The increase creates yet another hurdle for New York State and an even higher one for the western region. When a company such as the Cameron Compression Systems plant in Buffalo has to justify to corporate bosses in Houston any plans to do anything here, given the increasing costs of doing business in New York, that’s a problem. The plant has done stellar work in this area and continues to do so, but the argument for staying here is becoming harder to make.
Groups like Unshackle Upstate have noted the latest state budget included $8 billion in new taxes and fees, in addition to rising property taxes due to increasing local-government pension fund contributions. The only way around any of this is by doing something that the State Legislature is loath to do—and that is to cut spending.

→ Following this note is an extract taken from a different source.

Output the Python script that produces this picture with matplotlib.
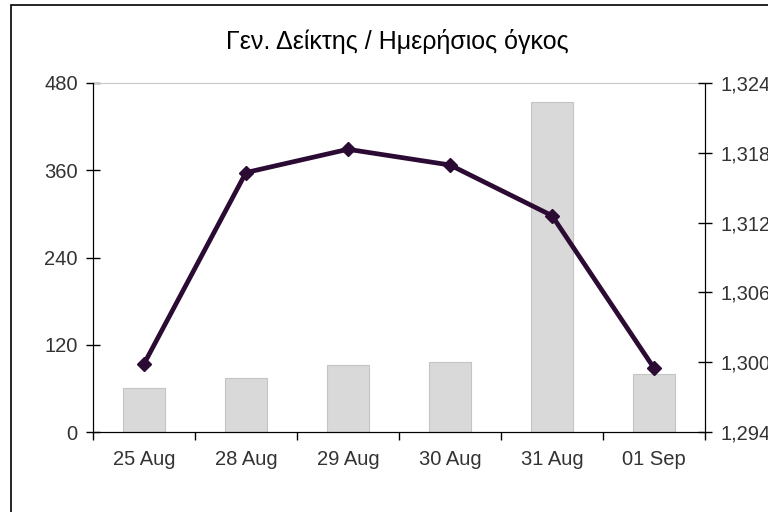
import matplotlib
matplotlib.use('Agg')
from matplotlib import pyplot as plt
from matplotlib.patches import Rectangle
from matplotlib.ticker import FuncFormatter, FixedLocator

plt.rcParams['font.family'] = ['Liberation Sans', 'DejaVu Sans']

# data
dates = ['25 Aug', '28 Aug', '29 Aug', '30 Aug', '31 Aug', '01 Sep']
volume = [60, 74, 92, 96, 454, 80]
index_level = [1299.85, 1316.3, 1318.3, 1316.95, 1312.6, 1299.5]

txt = '#333333'
fig = plt.figure(figsize=(7.68, 5.12), dpi=100)
ax = fig.add_axes([0.121, 0.156, 0.797, 0.682])
x = list(range(len(dates)))

ax.bar(x, volume, width=0.41, color='#d9d9d9', edgecolor='#c4c4c4', linewidth=0.8, zorder=2)
ax.set_xlim(-0.5, 5.5)
ax.set_ylim(0, 480)
ax.set_yticks([0, 120, 240, 360, 480])
ax.set_xticks(x)
ax.set_xticklabels(dates)
ax.xaxis.set_minor_locator(FixedLocator([i - 0.5 for i in range(7)]))
ax.tick_params(axis='x', which='major', length=0, pad=13, labelsize=14.5, labelcolor=txt)
ax.tick_params(axis='x', which='minor', length=6, direction='out', width=1)
ax.tick_params(axis='y', direction='inout', length=10, width=1, labelsize=14.5, labelcolor=txt, pad=6)
ax.spines['top'].set_color('#c8c8c8')
for s in ['left', 'bottom', 'right']:
    ax.spines[s].set_color('black')

ax2 = ax.twinx()
ax2.plot(x, index_level, color='#2b0a33', linewidth=3.4, marker='D', markersize=7, zorder=3)
ax2.set_ylim(1294, 1324)
ax2.set_yticks([1294, 1300, 1306, 1312, 1318, 1324])
ax2.yaxis.set_major_formatter(FuncFormatter(lambda v, p: '{:,.0f}'.format(v)))
ax2.tick_params(axis='y', direction='inout', length=10, width=1, labelsize=14.5, labelcolor=txt, pad=6)
ax2.spines['top'].set_visible(False)
ax2.spines['right'].set_color('black')

fig.text(0.517, 0.918, 'Γεν. Δείκτης / Ημερήσιος όγκος', ha='center', va='center', fontsize=18, color='black')

fig.patches.append(Rectangle((0.0143, -0.2), 1.5, 1.19, transform=fig.transFigure,
                             fill=False, edgecolor='black', linewidth=1.2))

fig.savefig('out.png', dpi=100)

State Sen. Michael H. Ranzenhofer, R-Amherst, has introduced legislation to have the surcharge hike repealed. He is joined by Assemblyman Steve Hawley in calling for that repeal. They are right. New York cannot afford to tax itself out of its own fiscal mess, as Ranzenhofer has said. And it is difficult to think that the surcharge would come close to closing an ever-widening state budget gap.
The surcharge is taking New York in the wrong direction, if the state wants to revitalize its economy. Making energy prices more competitive with the rest of the nation, as suggested by the Business Council, is a better idea.
The council makes the telling points that New York’s businesses pay electric power costs that are between 40 percent and 60 percent higher than the national average, that industrial natural gas prices are about 35 percent higher than the national average and that a large portion of these costs are due to state policies and taxes. On top of the state’s high energy commodity prices, it has added other cost burdens on energy consumers along the lines of environmental and energy policies that are justified but often expensive.
If the idea of a utility surcharge was to help close the budget gap, it will likely fall short by reducing the volume of business, and eventually the number of businesses, that pay other taxes.